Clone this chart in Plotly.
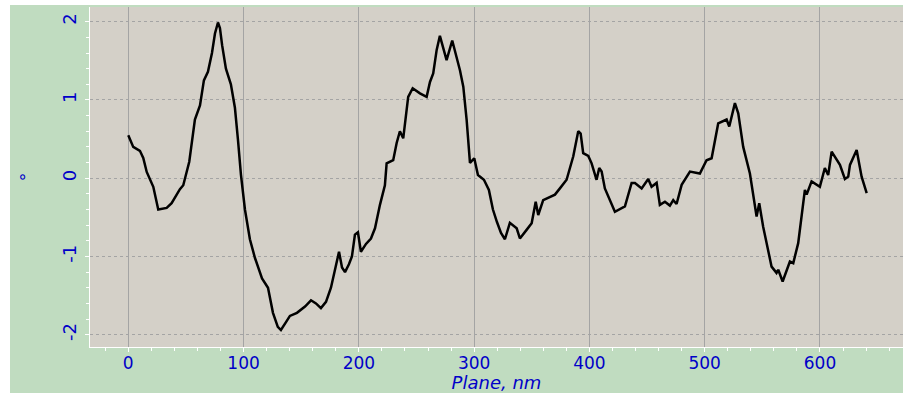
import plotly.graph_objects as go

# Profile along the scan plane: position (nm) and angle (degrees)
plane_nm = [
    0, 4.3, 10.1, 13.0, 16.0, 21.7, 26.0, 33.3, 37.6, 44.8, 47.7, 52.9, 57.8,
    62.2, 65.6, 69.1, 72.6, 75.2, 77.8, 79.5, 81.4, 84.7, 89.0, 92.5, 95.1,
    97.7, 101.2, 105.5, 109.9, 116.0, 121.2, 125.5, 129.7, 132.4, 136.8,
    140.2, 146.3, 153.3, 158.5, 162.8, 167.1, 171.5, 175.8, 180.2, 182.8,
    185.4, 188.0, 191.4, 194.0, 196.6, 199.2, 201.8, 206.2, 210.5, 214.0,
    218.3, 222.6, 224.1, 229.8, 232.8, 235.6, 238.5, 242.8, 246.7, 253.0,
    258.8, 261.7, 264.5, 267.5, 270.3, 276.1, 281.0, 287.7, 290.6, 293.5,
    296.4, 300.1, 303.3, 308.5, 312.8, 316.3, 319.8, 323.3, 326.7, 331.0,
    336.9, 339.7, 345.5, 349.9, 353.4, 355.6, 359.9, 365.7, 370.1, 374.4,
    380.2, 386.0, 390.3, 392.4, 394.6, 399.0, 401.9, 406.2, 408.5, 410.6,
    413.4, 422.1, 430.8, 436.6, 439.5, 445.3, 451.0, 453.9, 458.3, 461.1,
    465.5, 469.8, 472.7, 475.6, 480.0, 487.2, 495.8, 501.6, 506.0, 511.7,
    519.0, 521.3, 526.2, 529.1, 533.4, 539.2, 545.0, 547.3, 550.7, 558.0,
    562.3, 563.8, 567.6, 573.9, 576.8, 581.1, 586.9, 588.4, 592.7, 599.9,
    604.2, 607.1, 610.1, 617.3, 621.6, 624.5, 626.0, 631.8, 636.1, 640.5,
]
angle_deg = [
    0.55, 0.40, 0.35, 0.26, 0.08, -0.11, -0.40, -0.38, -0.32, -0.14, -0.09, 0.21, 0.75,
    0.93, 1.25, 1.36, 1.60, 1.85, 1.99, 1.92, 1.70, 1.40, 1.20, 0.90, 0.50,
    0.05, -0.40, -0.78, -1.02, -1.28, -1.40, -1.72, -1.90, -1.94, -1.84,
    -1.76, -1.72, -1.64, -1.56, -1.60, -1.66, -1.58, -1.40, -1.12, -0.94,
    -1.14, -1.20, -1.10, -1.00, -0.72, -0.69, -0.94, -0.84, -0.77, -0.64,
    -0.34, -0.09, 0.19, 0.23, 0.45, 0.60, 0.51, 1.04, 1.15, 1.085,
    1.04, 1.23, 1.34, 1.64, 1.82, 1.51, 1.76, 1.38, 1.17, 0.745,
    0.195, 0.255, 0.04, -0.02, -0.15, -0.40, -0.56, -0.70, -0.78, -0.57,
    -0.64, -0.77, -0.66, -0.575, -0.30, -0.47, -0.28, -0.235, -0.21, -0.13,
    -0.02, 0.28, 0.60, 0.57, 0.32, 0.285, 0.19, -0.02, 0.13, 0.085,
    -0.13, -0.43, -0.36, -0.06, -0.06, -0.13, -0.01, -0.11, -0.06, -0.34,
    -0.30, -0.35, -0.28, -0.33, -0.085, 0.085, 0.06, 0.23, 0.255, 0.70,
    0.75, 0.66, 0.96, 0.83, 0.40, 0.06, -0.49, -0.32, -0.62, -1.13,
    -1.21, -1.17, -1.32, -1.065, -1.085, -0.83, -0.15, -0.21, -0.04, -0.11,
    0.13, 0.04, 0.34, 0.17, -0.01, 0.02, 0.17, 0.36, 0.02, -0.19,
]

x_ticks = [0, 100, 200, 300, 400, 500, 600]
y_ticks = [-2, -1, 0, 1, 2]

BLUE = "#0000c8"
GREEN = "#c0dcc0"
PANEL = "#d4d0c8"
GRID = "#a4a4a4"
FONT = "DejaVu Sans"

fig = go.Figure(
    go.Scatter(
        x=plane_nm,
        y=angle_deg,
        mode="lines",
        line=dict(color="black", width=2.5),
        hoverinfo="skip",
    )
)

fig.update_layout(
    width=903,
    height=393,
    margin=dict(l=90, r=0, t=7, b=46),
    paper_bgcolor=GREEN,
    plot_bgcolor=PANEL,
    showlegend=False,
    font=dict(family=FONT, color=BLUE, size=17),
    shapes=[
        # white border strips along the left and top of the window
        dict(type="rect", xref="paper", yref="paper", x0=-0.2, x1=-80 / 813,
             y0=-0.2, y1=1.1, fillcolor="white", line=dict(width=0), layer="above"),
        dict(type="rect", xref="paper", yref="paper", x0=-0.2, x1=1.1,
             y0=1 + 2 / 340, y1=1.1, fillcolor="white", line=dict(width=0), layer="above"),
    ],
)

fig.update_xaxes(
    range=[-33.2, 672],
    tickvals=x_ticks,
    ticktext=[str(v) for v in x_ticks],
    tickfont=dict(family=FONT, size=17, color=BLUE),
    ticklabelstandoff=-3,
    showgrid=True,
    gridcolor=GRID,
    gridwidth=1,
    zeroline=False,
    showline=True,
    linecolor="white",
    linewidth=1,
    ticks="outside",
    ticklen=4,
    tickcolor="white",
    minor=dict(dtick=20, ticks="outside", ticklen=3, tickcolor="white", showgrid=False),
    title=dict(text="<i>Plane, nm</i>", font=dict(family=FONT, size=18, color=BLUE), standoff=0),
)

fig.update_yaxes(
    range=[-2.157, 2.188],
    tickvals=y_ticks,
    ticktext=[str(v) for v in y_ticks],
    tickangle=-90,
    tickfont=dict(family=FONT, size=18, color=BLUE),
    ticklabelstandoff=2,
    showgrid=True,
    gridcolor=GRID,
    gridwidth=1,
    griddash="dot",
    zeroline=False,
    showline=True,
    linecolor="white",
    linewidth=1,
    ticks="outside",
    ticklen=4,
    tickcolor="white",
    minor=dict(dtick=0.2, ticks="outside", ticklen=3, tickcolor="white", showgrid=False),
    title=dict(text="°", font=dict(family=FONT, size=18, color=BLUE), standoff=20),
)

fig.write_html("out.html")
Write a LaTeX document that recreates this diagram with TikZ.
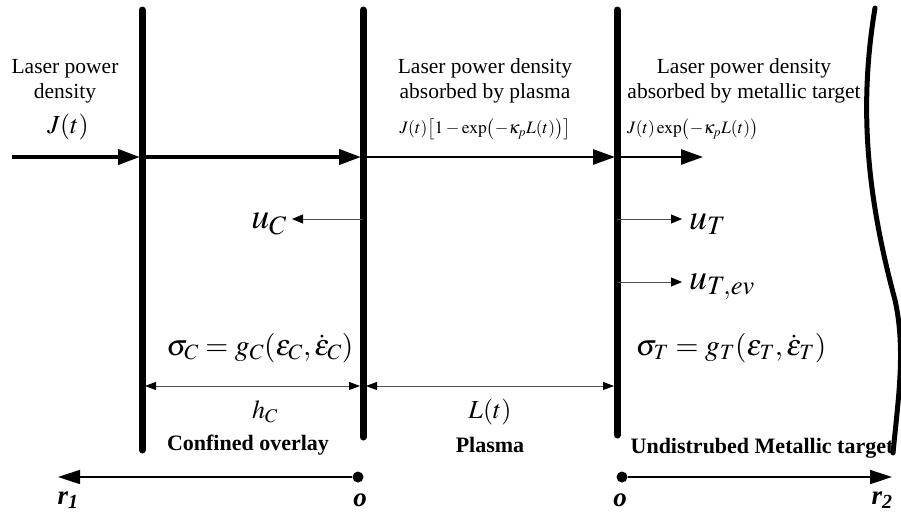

====

Goal:
The images in the entries above should be left out; please reproduce exactly the lines from the first through the one containing "import plotly.graph_objects as go".

Output of the exercise:
Clone this chart in Plotly.
import plotly.graph_objects as go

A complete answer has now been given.